Protecting today’s encrypted material from tomorrow’s cyber attacks.

Elaine Thompson / AP Photo

Today's encryption is an arms race as digital security experts try to hold off hackers' attempts to break open user data. But there's a new tech on the horizon that even the NSA recognizes as crucial to protect against: quantum computing, which is expected to dramatically speed up attempts to crack some commonly-used cryptographic schemes. To get ahead of the game, Google is testing new digital security setups on single-digit populations of Chrome users.

Quantum computing is such a potential threat because it can do many more simultaneous calculations than current computers. Modern binary bits can only be in two states when electric current is run through them: 0 or 1. But the ambiguous nature of the quantum state means its elemental units (known as "qubits") could be in either state at a time, so two could potentially be in four orientations at one time: 00, 01, 10 or 11. That ambiguity is exponential, so three qubits could be in eight at a time, and so on.

Security experts aren't just concerned that quantum computers' higher speed means faster rates of cryptography-cracking: They're worried that future hacking methods could come back to today's encrypted data and pry it open. But that's in the future: as Wired points out, crypto experts say you would need a quantum computer with hundreds of thousands of qubits, and IBM's only has five.

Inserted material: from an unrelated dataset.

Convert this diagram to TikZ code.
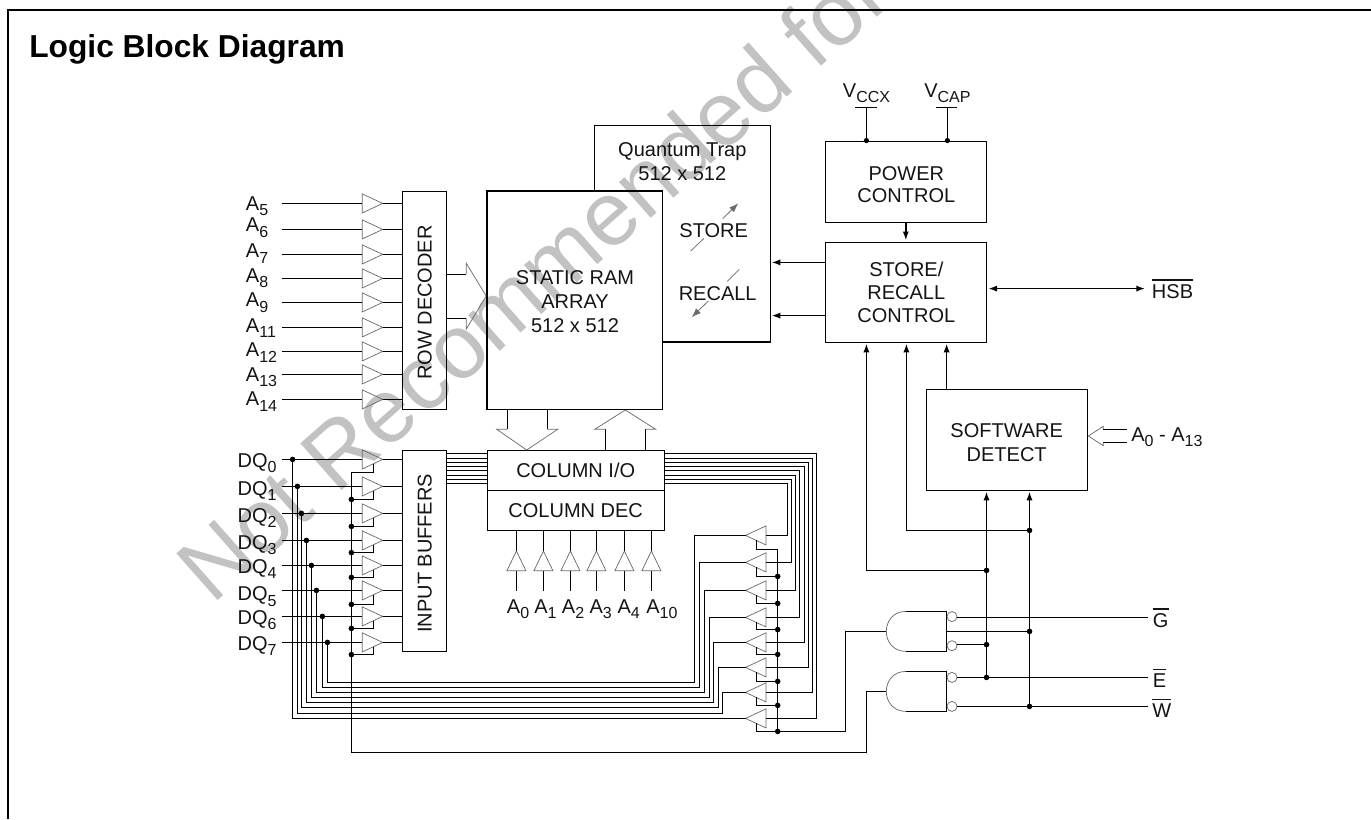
\documentclass[tikz,border=0pt]{standalone}
\usepackage{fontspec}
\setmainfont{Liberation Sans}
\usetikzlibrary{arrows.meta,calc}
\newcommand{\sbs}[1]{\raisebox{-4.2pt}{\fontsize{12pt}{12pt}\selectfont #1}}
\newcommand{\ovl}[1]{\vbox{\hrule height 1.4pt\kern 2.6pt\hbox{#1}}}
\newcommand{\bufr}[4]{%
  \coordinate (#1-in) at (#2,#3);
  \coordinate (#1-out) at ({#2+#4*20.4},#3);
  \draw[tribuf] ($(#1-in)+(0,-9.5)$) -- (#1-out) -- ($(#1-in)+(0,9.5)$) -- cycle;
}
\newcommand{\bufv}[3]{%
  \coordinate (#1-in) at (#2,#3);
  \coordinate (#1-out) at (#2,{#3-19.7});
  \draw[tribuf] ($(#1-in)+(-9.5,0)$) -- (#1-out) -- ($(#1-in)+(9.5,0)$) -- cycle;
}
\tikzset{
  wire/.style={line width=1.1pt,black,line join=miter},
  arrowwire/.style={wire,-{Latex[length=6.5pt,width=4.6pt]},shorten >=1pt},
  tribuf/.style={draw=black!58,line width=0.55pt,line join=miter},
  thinline/.style={draw=black!58,line width=0.55pt},
  blockbox/.style={draw=black,line width=1.1pt,rectangle,inner sep=0pt},
  txt/.style={font=\fontsize{15pt}{15pt}\selectfont,inner sep=0pt,text=black!92},
  mtxt/.style={txt,align=center,anchor=base},
  jdot/.style={fill=black},
}
\begin{document}
\begin{tikzpicture}[x=0.75pt,y=-0.75pt]
\useasboundingbox (0,0) rectangle (1371,819);
% watermark
\begin{scope}
\clip (0,0) rectangle (1371,819);
\node[inner sep=0pt,anchor=base west,rotate=41.5,text=black!24,font=\fontsize{68pt}{68pt}\selectfont] (wm) at (212,606) {Not Recommended for};
\end{scope}
% frame
\draw[line width=2pt] (8,819) -- (8,10) -- (1371,10);
\node[inner sep=0pt,anchor=base west,font=\fontsize{23.8pt}{24pt}\selectfont\bfseries] (title) at (29,57) {Logic Block Diagram};
% blocks
\node[blockbox,minimum width=33pt,minimum height=163.5pt] (rowdec) at (424.5,300.3) {};
\node[blockbox,minimum width=33.3pt,minimum height=150.8pt] (inbuf) at (424.5,550.8) {};
\draw[wire] (594.3,191) -- (594.3,125.3) -- (770.3,125.3) -- (770.3,342) -- (662.3,342);
\coordinate (qt-e1) at (770.3,262.4);
\coordinate (qt-e2) at (770.3,315.6);
\node[blockbox,minimum width=131.8pt,minimum height=163.7pt] (sram) at (574.8,300.2) {};
\node[blockbox,minimum width=132.8pt,minimum height=29.7pt] (colio) at (575.8,470.5) {};
\node[blockbox,minimum width=132.8pt,minimum height=30pt] (coldec) at (575.8,510.3) {};
\node[blockbox,minimum width=120.8pt,minimum height=60.75pt] (pwr) at (905.8,181.8) {};
\node[blockbox,minimum width=120.8pt,minimum height=75pt] (src) at (905.8,292.3) {};
\node[blockbox,minimum width=121pt,minimum height=75.75pt] (sw) at (1007,439.8) {};
% block texts
\node[txt,anchor=base,rotate=90] (rowtxt) at (431.7,302.5) {ROW DECODER};
\node[txt,anchor=base,rotate=90] (intxt) at (431.7,553.3) {INPUT BUFFERS};
\node[txt,anchor=base] (coliotxt) at (575.7,477.3) {COLUMN I/O};
\node[txt,anchor=base] (coldectxt) at (575.7,517.7) {COLUMN DEC};
\node[mtxt] (qttxt) at (682.3,180.7) {Quantum Trap\\[3.5pt]512 x 512};
\node[mtxt] (sramtxt) at (575,332) {STATIC RAM\\[2.7pt]ARRAY\\[2.7pt]512 x 512};
\node[mtxt] (pwrtxt) at (906.3,202.7) {POWER\\[1.8pt]CONTROL};
\node[mtxt] (srctxt) at (906.3,322.7) {STORE/\\[2.5pt]RECALL\\[2.5pt]CONTROL};
\node[mtxt] (swtxt) at (1006.7,461.7) {SOFTWARE\\[3pt]DETECT};
\node[txt,anchor=base] (storetxt) at (713.7,237.7) {STORE};
\node[txt,anchor=base] (recalltxt) at (717.7,300.7) {RECALL};
% store / recall arrows
\draw[thinline] (690.7,251) -- (704,238.3);
\draw[thinline,-{Latex[length=7pt,width=5pt]}] (722.7,218.7) -- (738.3,203.3);
\draw[thinline] (739.3,269.3) -- (727.3,281.3);
\draw[thinline,-{Latex[length=7pt,width=5pt]}] (708.3,301) -- (691.7,317.3);
% row address buffers
\foreach \n/\y/\b/\lab in {5/203.4/210/5,6/229.4/231.7/6,7/254.4/257.7/7,8/278.4/282.3/8,9/302.4/306.7/9,11/327.4/332.3/11,12/351.4/356.7/12,13/374.4/381/13,14/399.4/405.7/14}{
  \node[txt,anchor=base west] (alab\n) at (245.7,\b) {A\sbs{\lab}};
  \coordinate (as\n) at (281.7,\y);
  \bufr{ab\n}{362.3}{\y}{1}
  \draw[wire] (as\n) -- (ab\n-in);
  \draw[wire] (ab\n-out) -- (ab\n-out -| rowdec.west);
}
% hollow bus row decoder to sram
\draw[wire] (rowdec.east |- 0,274.4) -- (466.3,274.4);
\draw[wire] (rowdec.east |- 0,318.4) -- (466.3,318.4);
\draw[thinline] (466.3,274.4) -- (466.3,263.3) -- (sram.west |- 0,296) -- (466.3,329) -- (466.3,318.4);
% sram <-> column buses
\draw[wire] (507.4,409.3) -- (507.4,429.3);
\draw[wire] (547.4,409.3) -- (547.4,429.3);
\draw[thinline] (507.4,429.3) -- (496.7,429.3) -- (526.7,450) -- (557.7,429.3) -- (547.4,429.3);
\draw[wire] (605.6,450.7) -- (605.6,429.3);
\draw[wire] (645.6,450.7) -- (645.6,429.3);
\draw[thinline] (605.6,429.3) -- (594.7,429.3) -- (625.3,410) -- (655.7,429.3) -- (645.6,429.3);
% column address
\foreach \i/\x/\lx/\lab in {0/516.4/506.7/0,1/543.4/534/1,2/570.4/561.7/2,3/596.4/589.3/3,4/624.4/617.3/4,5/651.4/646/10}{
  \node[txt,anchor=base west] (clab\i) at (\lx,613.3) {A\sbs{\lab}};
  \coordinate (cs\i) at (\x,590.7);
  \bufv{cb\i}{\x}{570.7}
  \draw[wire] (cs\i) -- (cb\i-in);
  \draw[wire] (cb\i-out) -- (cb\i-out |- coldec.south);
}
% data input buffers, output buffers, buses
\draw[wire] (351.4,472.4) -- (351.4,752.4) -- (866.4,752.4) -- (866.4,691.4) -- (886.3,691.4);
\draw[wire] (777.5,549.4) -- (777.5,731.4) -- (845.6,731.4) -- (845.6,631.4) -- (886.3,631.4);
\foreach \i/\dy/\dx/\dl/\ey/\ty/\rx/\lx/\by/\busy/\en in {
  0/459.4/292.6/467.3/472.4/718.4/816.4/727/718.4/453.6/731.4,
  1/486.4/297.4/495/499.4/692.4/812.4/722.6/713.4/458.4/705.4,
  2/513.4/301.4/522.3/526.4/667.4/808.4/718.6/707.6/462.4/681.4,
  3/540.4/306.4/549/552.6/642.4/804.4/713.6/702.6/466.6/654.4,
  4/565.4/311.4/573.3/577.4/617.4/799.4/709.6/697.6/470.6/629.6,
  5/590.4/316.4/600.7/604.4/590.4/795.4/704.6/692.4/475.4/603.4,
  6/616.4/322.4/624.3/628.4/562.4/791.4/699.6/687.4/479.6/576.4,
  7/642.4/327.4/650/654.6/535.4/787.4/694.6/682.4/483.4/549.4}{
  \node[txt,anchor=base west] (dqlab\i) at (237.3,\dl) {DQ\sbs{\i}};
  \coordinate (dqs\i) at (282,\dy);
  \bufr{ib\i}{362.3}{\dy}{1}
  \bufr{ob\i}{765.9}{\ty}{-1}
  \draw[wire] (dqs\i) -- (ib\i-in);
  \draw[wire] (ib\i-out) -- (ib\i-out -| inbuf.west);
  \fill[jdot] (\dx,\dy) circle [radius=2.8];
  % enable of input buffer
  \draw[wire] (351.4,\ey) -- (373.4,\ey) -- (373.4,{\dy+4.4});
  % bus from input buffers to column I/O
  \draw[wire] (inbuf.east |- 0,\busy) -- (colio.west |- 0,\busy);
  % bus column I/O to output buffer
  \draw[wire] (colio.east |- 0,\busy) -- (\rx,\busy) -- (\rx,\ty) -- (ob\i-in);
  % output buffer to DQ line
  \draw[wire] (ob\i-out) -- (\lx,\ty) -- (\lx,\by) -- (\dx,\by) -- (\dx,\dy);
  % enable of output buffer
  \draw[wire] (756.4,{\ty+4.6}) -- (756.4,\en) -- (777.5,\en);
}
\foreach \y in {499.4,526.4,552.6,577.4,604.4,628.4,654.6}{\fill[jdot] (351.4,\y) circle [radius=2.8];}
\foreach \y in {576.4,603.4,629.6,654.4,681.4,705.4,731.4}{\fill[jdot] (777.7,\y) circle [radius=2.8];}
% power
\node[txt,anchor=base west] (vccx) at (842.7,97.3) {V\sbs{CCX}};
\node[txt,anchor=base west] (vcap) at (924,97.3) {V\sbs{CAP}};
\coordinate (vccxt) at (866.4,107.4);
\coordinate (vcapt) at (947.4,107.4);
\draw[wire] (855,107.4) -- (876.7,107.4);
\draw[wire] (936,107.4) -- (957.3,107.4);
\draw[wire] (vccxt) -- (vccxt |- pwr.north);
\draw[wire] (vcapt) -- (vcapt |- pwr.north);
\fill[jdot] (vccxt |- pwr.north) circle [radius=2.6];
\fill[jdot] (vcapt |- pwr.north) circle [radius=2.6];
\draw[arrowwire] (pwr.south) -- (src.north);
\draw[arrowwire] (src.west |- qt-e1) -- (qt-e1);
\draw[arrowwire] (src.west |- qt-e2) -- (qt-e2);
\node[txt,anchor=base west] (hsb) at (1151.7,298.7) {\ovl{HSB}};
\coordinate (hsbw) at (1145,288.6);
\draw[wire,{Latex[length=6.5pt,width=4.6pt]}-{Latex[length=6.5pt,width=4.6pt]},shorten <=1pt] (src.east |- hsbw) -- (hsbw);
% control
\coordinate (j1) at (986.5,570.4);
\coordinate (j2) at (1029.5,530.4);
\coordinate (j3) at (986.5,644.6);
\coordinate (j4) at (1029.5,631.4);
\coordinate (j5) at (986.5,677.4);
\coordinate (j6) at (1029.5,706.4);
\draw[arrowwire] (j1) -- (866.4,570.4) -- (866.4,342.3);
\draw[arrowwire] (j2) -- (906.4,530.4) -- (906.4,342.3);
\draw[arrowwire] (sw.north -| 946.6,0) -- (946.6,342.3);
\draw[arrowwire] (j5) -- (986.5,490.3);
\draw[arrowwire] (j6) -- (1029.5,490.3);
\foreach \p in {j1,j2,j3,j4,j5,j6}{\fill[jdot] (\p) circle [radius=2.8];}
% gates
\foreach \g/\t/\m/\b/\ua/\ub in {a/611.4/631.4/651.4/616.6/645.7,b/671.4/691.4/711.4/677.4/706.4}{
  \draw[wire] (906,\t) -- (946.6,\t) -- (946.6,\b) -- (906,\b);
  \draw[thinline] (906,\t) .. controls (893,\t) and (886.3,{\m-10}) .. (886.3,\m) .. controls (886.3,{\m+10}) and (893,\b) .. (906,\b);
  \draw[thinline,fill=white] (952,\ua) circle [radius=5];
  \draw[thinline,fill=white] (952,\ub) circle [radius=5];
}
\coordinate (gl) at (1148.3,617.4);
\coordinate (el) at (1148.3,677.4);
\coordinate (wl) at (1148.3,706.4);
\draw[wire] (957,617.4) -- (gl);
\draw[wire] (946.6,631.4) -- (j4);
\draw[wire] (957,644.6) -- (j3);
\draw[wire] (957,677.4) -- (el);
\draw[wire] (957,706.4) -- (wl);
\node[txt,anchor=base west] (glab) at (1152.7,627.3) {\ovl{G}};
\node[txt,anchor=base west] (elab) at (1152.7,687.7) {\ovl{E}};
\node[txt,anchor=base west] (wlab) at (1152,717.7) {\ovl{W}};
% software detect bus
\draw[wire] (1127.3,429.4) -- (1103.3,429.4);
\draw[wire] (1127.3,442.6) -- (1103.3,442.6);
\draw[thinline] (1103.3,429.4) -- (1103.3,426.3) -- (sw.east |- 0,436) -- (1103.3,445.7) -- (1103.3,442.6);
\node[txt,anchor=base west] (swa) at (1131,441) {A\sbs{0} - A\sbs{13}};
\end{tikzpicture}
\end{document}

Google's experiments with Chrome are more future-proofing than immediate security triage. Their new method replaces the browser's current elliptic curve crypto for one in combination with another common scheme, Ring-LWE, so hackers would theoretically have to break both. Hopefully this will prompt the security community to come together and poke holes in their new setup, leading to a more refined safety solution going forward, a Google Chrome security engineer told Wired.